[The request]:
Write out the full listing again, exactly as it stands.

*** Dataset extract ***

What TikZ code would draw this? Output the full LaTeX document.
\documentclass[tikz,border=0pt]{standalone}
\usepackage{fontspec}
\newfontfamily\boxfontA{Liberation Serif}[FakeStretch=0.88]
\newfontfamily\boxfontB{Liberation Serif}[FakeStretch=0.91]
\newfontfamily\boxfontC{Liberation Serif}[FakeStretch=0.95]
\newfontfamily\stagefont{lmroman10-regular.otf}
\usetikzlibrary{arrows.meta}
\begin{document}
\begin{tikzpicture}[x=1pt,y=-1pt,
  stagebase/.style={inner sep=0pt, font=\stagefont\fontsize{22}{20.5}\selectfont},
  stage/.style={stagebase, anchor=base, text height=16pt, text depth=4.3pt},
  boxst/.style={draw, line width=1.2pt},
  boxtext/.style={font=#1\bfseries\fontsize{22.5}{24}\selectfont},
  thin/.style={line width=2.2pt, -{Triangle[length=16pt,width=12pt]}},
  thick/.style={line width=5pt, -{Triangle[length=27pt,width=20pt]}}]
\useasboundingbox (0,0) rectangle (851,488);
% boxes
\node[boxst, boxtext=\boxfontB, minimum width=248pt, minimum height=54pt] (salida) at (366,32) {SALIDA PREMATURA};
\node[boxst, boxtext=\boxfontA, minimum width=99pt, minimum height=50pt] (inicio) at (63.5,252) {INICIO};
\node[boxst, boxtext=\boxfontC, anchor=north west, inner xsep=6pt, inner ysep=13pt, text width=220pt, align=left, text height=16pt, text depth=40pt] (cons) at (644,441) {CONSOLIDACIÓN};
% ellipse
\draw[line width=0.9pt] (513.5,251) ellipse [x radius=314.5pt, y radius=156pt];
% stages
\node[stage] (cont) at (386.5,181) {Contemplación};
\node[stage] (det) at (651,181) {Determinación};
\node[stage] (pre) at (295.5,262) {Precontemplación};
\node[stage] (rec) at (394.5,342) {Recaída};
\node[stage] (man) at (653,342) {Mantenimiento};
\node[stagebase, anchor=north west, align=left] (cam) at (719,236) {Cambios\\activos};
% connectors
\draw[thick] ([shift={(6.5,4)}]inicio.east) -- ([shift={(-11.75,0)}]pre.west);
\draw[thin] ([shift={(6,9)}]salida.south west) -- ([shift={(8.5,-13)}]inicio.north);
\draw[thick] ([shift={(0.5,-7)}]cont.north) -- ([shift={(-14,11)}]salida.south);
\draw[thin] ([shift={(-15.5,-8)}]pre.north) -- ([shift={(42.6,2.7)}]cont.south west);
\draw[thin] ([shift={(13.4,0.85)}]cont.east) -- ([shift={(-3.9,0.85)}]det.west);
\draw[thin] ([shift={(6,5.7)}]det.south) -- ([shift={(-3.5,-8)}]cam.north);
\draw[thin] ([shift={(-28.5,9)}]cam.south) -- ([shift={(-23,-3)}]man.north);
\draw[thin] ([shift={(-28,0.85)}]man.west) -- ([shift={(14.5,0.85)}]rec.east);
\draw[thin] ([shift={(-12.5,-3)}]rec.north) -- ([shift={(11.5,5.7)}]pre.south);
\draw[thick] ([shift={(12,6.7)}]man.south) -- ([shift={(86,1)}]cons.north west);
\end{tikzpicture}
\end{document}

***

[Result for this exercise]:
What TikZ code would draw this? Output the full LaTeX document.
\documentclass[tikz,border=0pt]{standalone}
\usepackage{fontspec}
\newfontfamily\boxfontA{Liberation Serif}[FakeStretch=0.88]
\newfontfamily\boxfontB{Liberation Serif}[FakeStretch=0.91]
\newfontfamily\boxfontC{Liberation Serif}[FakeStretch=0.95]
\newfontfamily\stagefont{lmroman10-regular.otf}
\usetikzlibrary{arrows.meta}
\begin{document}
\begin{tikzpicture}[x=1pt,y=-1pt,
  stagebase/.style={inner sep=0pt, font=\stagefont\fontsize{22}{20.5}\selectfont},
  stage/.style={stagebase, anchor=base, text height=16pt, text depth=4.3pt},
  boxst/.style={draw, line width=1.2pt},
  boxtext/.style={font=#1\bfseries\fontsize{22.5}{24}\selectfont},
  thin/.style={line width=2.2pt, -{Triangle[length=16pt,width=12pt]}},
  thick/.style={line width=5pt, -{Triangle[length=27pt,width=20pt]}}]
\useasboundingbox (0,0) rectangle (851,488);
% boxes
\node[boxst, boxtext=\boxfontB, minimum width=248pt, minimum height=54pt] (salida) at (366,32) {SALIDA PREMATURA};
\node[boxst, boxtext=\boxfontA, minimum width=99pt, minimum height=50pt] (inicio) at (63.5,252) {INICIO};
\node[boxst, boxtext=\boxfontC, anchor=north west, inner xsep=6pt, inner ysep=13pt, text width=220pt, align=left, text height=16pt, text depth=40pt] (cons) at (644,441) {CONSOLIDACIÓN};
% ellipse
\draw[line width=0.9pt] (513.5,251) ellipse [x radius=314.5pt, y radius=156pt];
% stages
\node[stage] (cont) at (386.5,181) {Contemplación};
\node[stage] (det) at (651,181) {Determinación};
\node[stage] (pre) at (295.5,262) {Precontemplación};
\node[stage] (rec) at (394.5,342) {Recaída};
\node[stage] (man) at (653,342) {Mantenimiento};
\node[stagebase, anchor=north west, align=left] (cam) at (719,236) {Cambios\\activos};
% connectors
\draw[thick] ([shift={(6.5,4)}]inicio.east) -- ([shift={(-11.75,0)}]pre.west);
\draw[thin] ([shift={(6,9)}]salida.south west) -- ([shift={(8.5,-13)}]inicio.north);
\draw[thick] ([shift={(0.5,-7)}]cont.north) -- ([shift={(-14,11)}]salida.south);
\draw[thin] ([shift={(-15.5,-8)}]pre.north) -- ([shift={(42.6,2.7)}]cont.south west);
\draw[thin] ([shift={(13.4,0.85)}]cont.east) -- ([shift={(-3.9,0.85)}]det.west);
\draw[thin] ([shift={(6,5.7)}]det.south) -- ([shift={(-3.5,-8)}]cam.north);
\draw[thin] ([shift={(-28.5,9)}]cam.south) -- ([shift={(-23,-3)}]man.north);
\draw[thin] ([shift={(-28,0.85)}]man.west) -- ([shift={(14.5,0.85)}]rec.east);
\draw[thin] ([shift={(-12.5,-3)}]rec.north) -- ([shift={(11.5,5.7)}]pre.south);
\draw[thick] ([shift={(12,6.7)}]man.south) -- ([shift={(86,1)}]cons.north west);
\end{tikzpicture}
\end{document}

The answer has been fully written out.